During the tournament, they all need to play each other once.

How many matches will be played altogether?

This problem requires students to make lists, be systematic, maintain a running addition total, eliminate possibilities and explain their results. (Some students may also identify the sequential pattern and devise a rule.)

The rule that comes from this problem (see Solution) is an example of a combination problem. Combination problems are one of several classes of counting problems that become more and more important in statistics as well as in certain branches of mathematics. At senior high school level, combinations are often needed in probability questions.

Copymaster of the problem (Māori)

6 students could represent the 6 teams and through systematic matching, eliminate all the possible combinations

### The Problem

There are six netball teams in the local inter-school netball tournament. During the tournament, they all need to play each other once. How many matches will be played altogether?

### Teaching Sequence

- Invite students to talk about sports they play after school or at the weekend and where they play these.
- Read the problem, talk about a tournament, and ask why it would be helpful to know how many games will be played e. g., this helps to determine how many courts are required, how tired the players might get, how long the tournament will last etc.
- Ask students to estimate how many games will be played if each team plays each other once. List the estimations.
- Ask 6 volunteers stand and represent the 6 netball teams. They can be numbered 1, 2, 3, 4, 5, 6 or given school names of sports’ teams. Have the students work out how many games team 1 (student 1) plays. This could be 'shown' by 1 shaking hands with each student representing the other teams who then sit down once they have been ‘played’. When 1 has shaken hands with each other student, ask thow many ‘games’ have been ‘played’. Then ask student 1 (team 1) to join the rest of the class. Ask the remaining volunteers to stand and repeat the process with student 2 (team 2) until the class see what is occurring.
- Have the class continue the investigation in their own way and discuss possible strategies they might use e.g., act it out, drawing, making lists etc.
- Have students share with the class their findings and show the process they used to ensure that every team had been played once. Discuss the different strategies used. Compare with initial estimation and evaluate the reason for the differences between the estimations and the result.

#### Extension

If another team joined the tournament, how many matches would be played?

What is the pattern for the number of games and can you find a rule?

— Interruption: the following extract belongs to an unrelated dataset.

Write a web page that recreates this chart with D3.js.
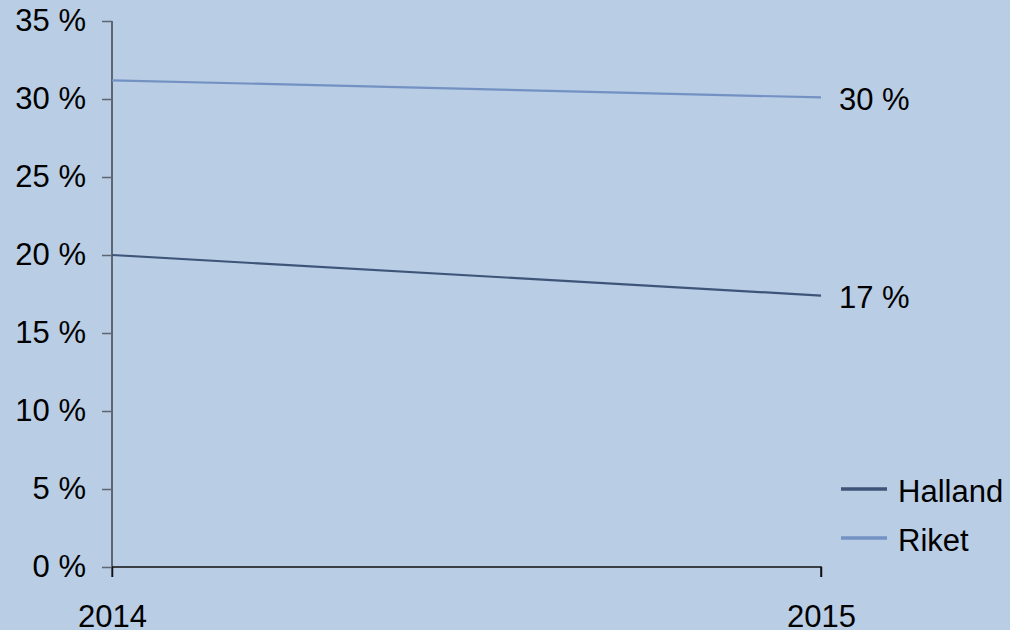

#### Other Contexts for the Problem

Any sports’ team tournament.

Hand shaking at a party

### Solution

With 6 teams, 15 games would be played in total. Students could make lists, act it out, draw or systematically match teams in columns. For clarity of working it may help students to progressively list all the combinations starting with team 1 e.g.,

1 plays 2, 1 plays 3, 1 plays 4, 1 plays 5, 1 plays 6

2 plays 3, 2 plays 4, 2 plays 5, 2 plays 6

3 plays 4, 3 plays 5, 3 plays 6

4 plays 5, 4 plays 6

5 plays 6

Another way to look at this is to see that the each team has to play five others. Since there are 6 teams, at first glance it looks as if there are

6 x 5 = 30 games. But we know that there are only 15 games, so where did we go wrong? What happened is that we counted each game twice. For instance when 1 played 2, we counted that game once as one of the five that 1 played and once as one of the games that 2 played. Since we counted each game twice the final answer should be 30 ÷2 = 15. You might be able to see now that for 10 teams there would be (10 x 9)/ 2 = 45 games. You might now see how to develop a formula for any number of teams.